WORK TO DO => Reproduce, character for character, the lines below from the first through the one with "const ref = useRef<HTMLDivElement>(null);". Leave pictures out.

'''

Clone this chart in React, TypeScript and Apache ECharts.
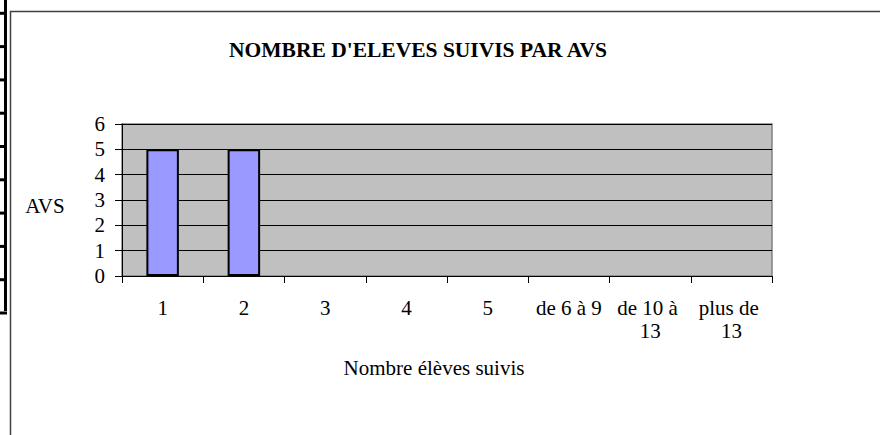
import React, { useEffect, useRef } from "react";
import * as echarts from "echarts";

const chartTitle = "NOMBRE D'ELEVES SUIVIS PAR AVS";
const xAxisTitle = "Nombre élèves suivis";
const yAxisTitle = "AVS";
const categories = ["1", "2", "3", "4", "5", "de 6 à 9", "de 10 à 13", "plus de 13"];
const avsCounts = [5, 5, 0, 0, 0, 0, 0, 0];
const yMin = 0;
const yMax = 6;
const yInterval = 1;

const FONT = "Liberation Serif";

export default function App() {
  const ref = useRef<HTMLDivElement>(null);

  useEffect(() => {
    if (!ref.current) return;
    const chart = echarts.init(ref.current, null, { renderer: "svg" });

    const decoMarks: any[] = [];
    for (let k = 0; k <= 9; k++) {
      const y = 13.3 + k * 33.3;
      decoMarks.push({
        type: "line",
        silent: true,
        shape: { x1: 0, y1: y, x2: 7, y2: y },
        style: { stroke: "#000", lineWidth: 3 },
      });
    }

    const barData = avsCounts.map((v) =>
      v === 0 ? { value: v, itemStyle: { borderWidth: 0 } } : v
    );

    chart.setOption({
      animation: false,
      backgroundColor: "#ffffff",
      textStyle: { fontFamily: FONT },
      grid: {
        left: 122,
        top: 124,
        width: 650,
        height: 152,
        show: true,
        backgroundColor: "#c0c0c0",
        borderColor: "#808080",
        borderWidth: 1.5,
        containLabel: false,
      },
      xAxis: {
        type: "category",
        data: categories,
        boundaryGap: true,
        axisLine: { show: true, lineStyle: { color: "#000", width: 1 } },
        axisTick: { show: true, length: 7, lineStyle: { color: "#000", width: 1 } },
        axisLabel: {
          color: "#000",
          fontFamily: FONT,
          fontSize: 21,
          lineHeight: 23,
          margin: 20,
          interval: 0,
          width: 78,
          overflow: "break",
          align: "center",
        },
      },
      yAxis: {
        type: "value",
        min: yMin,
        max: yMax,
        interval: yInterval,
        axisLine: { show: true, lineStyle: { color: "#000", width: 1 } },
        axisTick: { show: true, length: 7, lineStyle: { color: "#000", width: 1 } },
        axisLabel: { color: "#000", fontFamily: FONT, fontSize: 21, margin: 17 },
        splitLine: { show: true, lineStyle: { color: "#000", width: 1 } },
      },
      series: [
        {
          type: "bar",
          data: barData,
          barWidth: "40%",
          itemStyle: { color: "#9999ff", borderColor: "#000", borderWidth: 2 },
        },
      ],
      graphic: [
        {
          type: "rect",
          z: -10,
          silent: true,
          shape: { x: 10.5, y: 11.5, width: 1000, height: 1000 },
          style: { fill: "none", stroke: "#404040", lineWidth: 1.5 },
        },
        {
          type: "line",
          silent: true,
          shape: { x1: 5.5, y1: 0, x2: 5.5, y2: 311 },
          style: { stroke: "#000", lineWidth: 3 },
        },
        ...decoMarks,
        {
          type: "text",
          x: 418,
          y: 50,
          style: {
            text: chartTitle,
            fontFamily: FONT,
            fontSize: 21.5,
            fontWeight: "bold",
            fill: "#000",
            textAlign: "center",
            textVerticalAlign: "middle",
          },
        },
        {
          type: "text",
          x: 434,
          y: 368,
          style: {
            text: xAxisTitle,
            fontFamily: FONT,
            fontSize: 21,
            fill: "#000",
            textAlign: "center",
            textVerticalAlign: "middle",
          },
        },
        {
          type: "text",
          x: 45,
          y: 206,
          style: {
            text: yAxisTitle,
            fontFamily: FONT,
            fontSize: 21,
            fill: "#000",
            textAlign: "center",
            textVerticalAlign: "middle",
          },
        },
      ],
    });

    return () => chart.dispose();
  }, []);

  return (
    <div
      ref={ref}
      style={{ position: "absolute", left: 0, top: 0, width: 880, height: 435 }}
    />
  );
}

'''

WRITTEN RESPONSE =>
Clone this chart in React, TypeScript and Apache ECharts.
import React, { useEffect, useRef } from "react";
import * as echarts from "echarts";

const chartTitle = "NOMBRE D'ELEVES SUIVIS PAR AVS";
const xAxisTitle = "Nombre élèves suivis";
const yAxisTitle = "AVS";
const categories = ["1", "2", "3", "4", "5", "de 6 à 9", "de 10 à 13", "plus de 13"];
const avsCounts = [5, 5, 0, 0, 0, 0, 0, 0];
const yMin = 0;
const yMax = 6;
const yInterval = 1;

const FONT = "Liberation Serif";

export default function App() {
  const ref = useRef<HTMLDivElement>(null);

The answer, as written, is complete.